Why the ONGC-HPCL deal is a cozy arrangement
The Oil and Natural Gas Corp. Ltd (ONGC) and Hindustan Petroleum Corp. Ltd (HPCL) deal has left the government with a big smirk on its face. After all, the deal consideration of Rs473.97 per share, amounting to Rs36,915 crore that ONGC will shell out for a 51% stake in HPCL, will help the government comfortably achieve its divestment target for this fiscal. The transaction is expected to close by the end of this month.
The acquisition price is at a 13.8% premium to HPCL’s closing share price on Friday. Still, ONGC investors are likely to heave a sigh of relief. That’s because the Street was expecting a significant premium compared to what has come through and by that logic, it’s a disappointment for HPCL shareholders.

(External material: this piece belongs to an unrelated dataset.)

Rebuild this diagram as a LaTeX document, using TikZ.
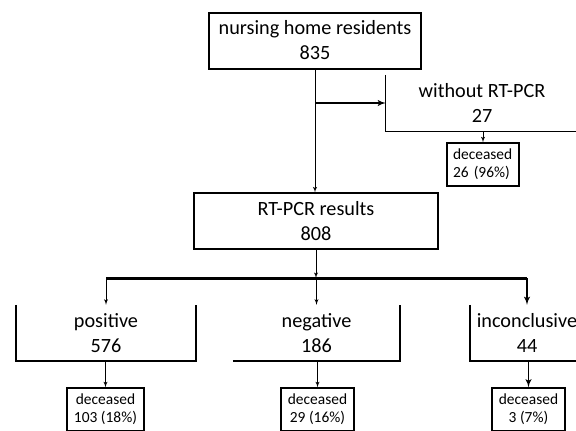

Secondly, ONGC will not have to make an open offer, which will reduce the additional stress on its pockets.
It’s crucial how ONGC funds the deal, details of which are not yet out. ONGC has the option of monetizing its stakes in Indian Oil Corp. Ltd (IOCL) or Gail (India) Ltd. Still, consolidated debt is expected to increase.
As of 31 March, ONGC’s consolidated debt stood at Rs55,681 crore, translating into debt-to-equity of 0.25 times. IDFC Securities Ltd estimates ONGC group debt (including the $1.2 billion for Gujarat State Petroleum Corp. Ltd’s Krishna-Godavari assets and $2.2 billion for Russia’s Vankor field) could rise substantially if it buys the 51% stake in HPCL by raising debt and by not monetizing its ~14% stake in IOCL. The adjacent chart has details.
On a standalone basis, the deal is expected to turn its net cash balance sheet into net debt one.
Nevertheless, analysts expect the deal to be earnings accretive for ONGC. This column wrote earlier that for integrated oil companies, a lot depends on oil price levels and how best companies are able to hedge against price movements. For example, there have been times when refining companies have been able to perform comparatively better when crude oil prices dropped, as refining margins remained sturdy. ONGC could look to potentially reap benefits from such instances.
HPCL will not see much of an impact owing to this deal. “For HPCL, specifically, the transaction changes little on ground, with the company retaining its independent identity and only direct ownership changing hands,” pointed out Probal Sen of IDFC Securities in a report on 21 January.
What of the stocks?
ONGC shares have been suffering from the overhang of this deal and also fears about rising subsidies. With the deal price at a lower than expected premium, some of those worries are likely to recede. What this means is investor focus will now shift to earnings and firmer crude prices mean outlook on that front is rosy. Investors would do well to follow the production trajectory as well.
For HPCL, recent pressures on marketing margin may weigh on sentiment. Plus benchmark Singapore refining margins have been sequentially lower during the December quarter. In the last three months, the HPCL stock has fallen by a tenth.